10 July The 7 year old son of Ernest Sesay was kidnapped from his residence in Freetown by Joseph Samai (aka “Paw Paw”) a friend of the family. “Paw Paw” went to the boy’s family compound and asked for his father. On being told that his father had gone into town, he invited the boy and three friends to accompany him to buy a football which they did reluctantly. Once out of the compound, “Paw Paw” bundled the boy into a taxi which then sped off. The victim was held in a dark room in a house. The following day, “Paw Paw” contacted the boy’s father with a ransom demand of USD40,000. Ernest Sesay offered 16 million Leones (USD3,640) which was refused. The police mounted an arrest operation at the payment, arrested “Paw Paw” and rescued the boy.


11 July According to Andrew Mwangura, Secretary General of the Seafarers Union of Kenya, two Kenyan nationals, the Captain and an engineer, are among crew members of the Kenyan owned MV Jamila which was attacked while being repaired at sea between Uarseiek and El Maan, 40 miles from Mogadishu. The ship was transporting timber from Mozambique to Mogadishu. Later reports stated that there were 11 crew members on the vessel – six Kenyans, four Tanzanians and a Somali. Eye witnesses said that al Shabab fighters took control of the vessel.

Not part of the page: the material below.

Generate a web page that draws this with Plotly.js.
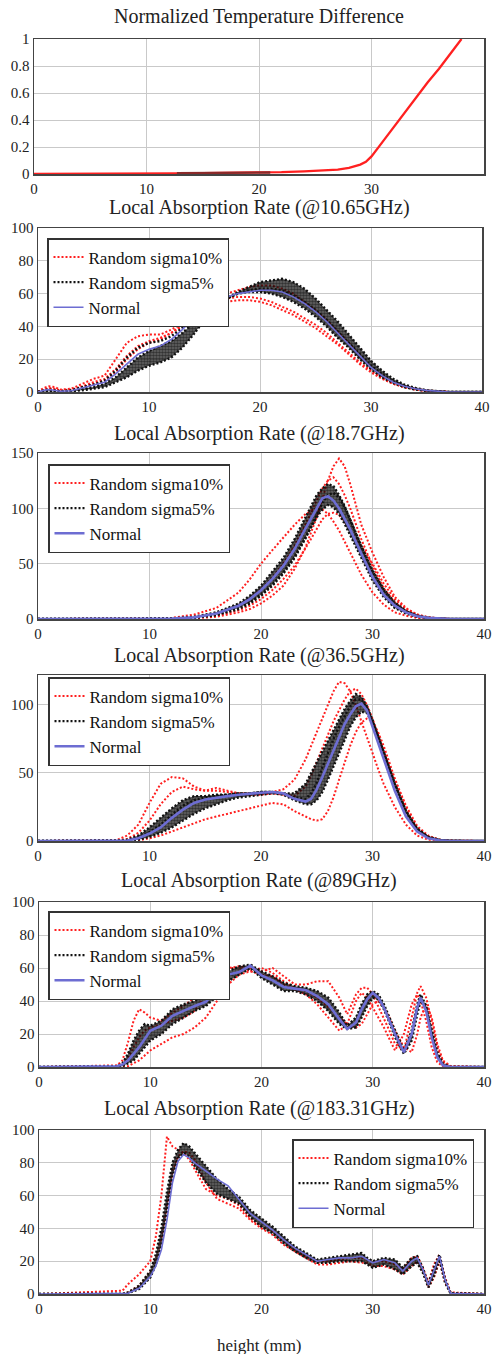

22 July The Zambian government confirmed reports that Felix Ngoma, a Zambian aid worker with the International Organisation for Migration (IOM), was kidnapped 18 days earlier in Darfur. It was unclear which group was responsible for the kidnapping but the available information points to the pro-government militia, Janjaweed. Apparently, the kidnappers demanded a ransom for the victim’s release. On 25 July, an official from the joint mission of the United Nations and the African Union (UNAMID) said that the victim had been released and was in good health. No details were provided of the circumstances of his release.